The Mudcat Café TM
Thread #113416   Message #2441449
Posted By: Tootler
15-Sep-08 - 05:51 PM
Thread Name: What do you consider Folk?
Subject: RE: What do you consider Folk?
I came across this in another forum. I thought the person concerned had something interesting to say so I kept it. It refers to instrumental music rather than song, but much could be applied to song:

Traditional music, in my opinion, harks back to a time when communities were a horse ride away from each other and styles were localised. Tunes would be played at celebrations and would be known tunes within a particular community or group of communities. At weddings and other celebrations, dances would be a form of community bonding. Knowing the steps would be a form of cohesion, of belonging. New dances and styles would be slowly absorbed from the periphery, variations from the next village etc. Occasionally a newcomer would bring something new – a new instrument, a new dance a, new tempo, a new variation. This would be absorbed into the culture and molded into the repertoire. The industrial revolution started to distort traditional music, through mass migration, and the opening up of even the most isolated communities to the world. At the same time collectors with wonderful foresight started to gather tunes from areas, preserving in aspic many of the old traditional tunes, before they were lost. Mass communications, firstly radio, then TV, allowed music traditions to be both preserved, and diluted and distorted and marketed. New tunes in the tradition, so to speak, were composed in their thousands.

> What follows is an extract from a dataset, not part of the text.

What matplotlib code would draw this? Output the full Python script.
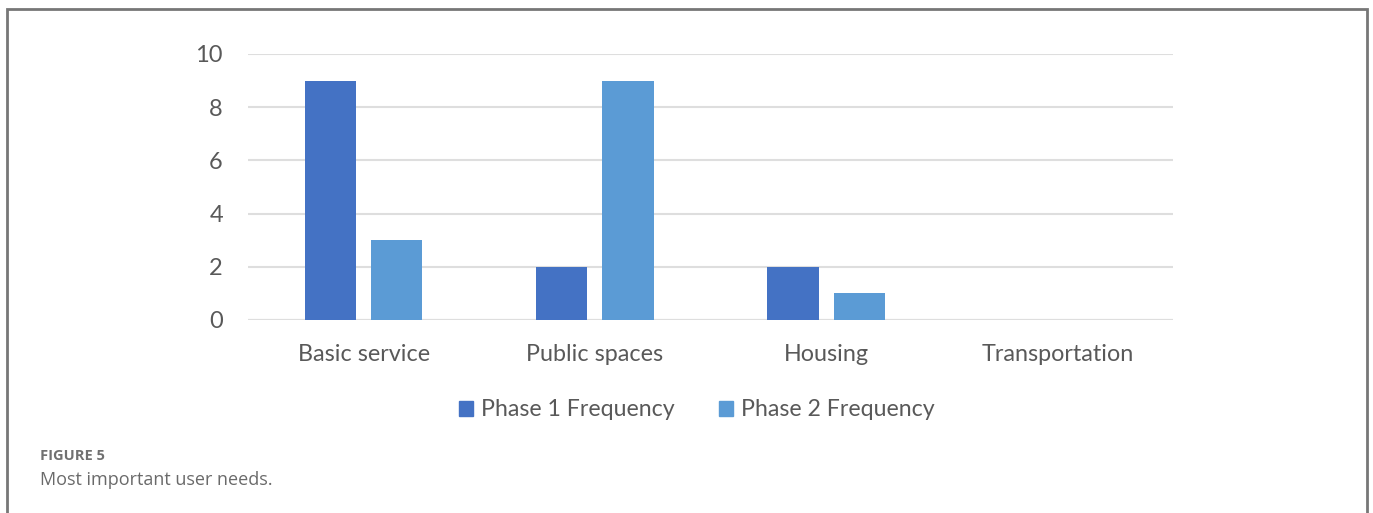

Lastly, the Internet has allowed musicians to communicate directly with each other, and express their own views on the traditional music, they can hear tunes from around the world. On the one hand all these modern innovations (from transport, through mass communications to the internet) have diluted traditional music and spread it to the four winds to be played by any musician with a whim to play it. Here in Scotland I can happily collect Appalachian music, Northumbrian music or Japanese music and add them to my repertoire of local tunes. Some I meet will only play local tunes, others have their specialities, cajun, bluegrass, shanties etc etc etc.

The important thing to me is that these tools have also allowed people who care about the traditional music of a locality to study and preserve it too. There will always be people who believe that the music should be preserved at all costs while others are open to any and all influences. One day, with the passing of oil, and mankind being thrown back onto the resources of the local community, the time may come again when a style of music and dance will identify us with a particular locality. Meantime we live in a time of unbounded richness of music, and I for one will play anything if it is a good tune and stirs some emotion in me and those who will listen to me.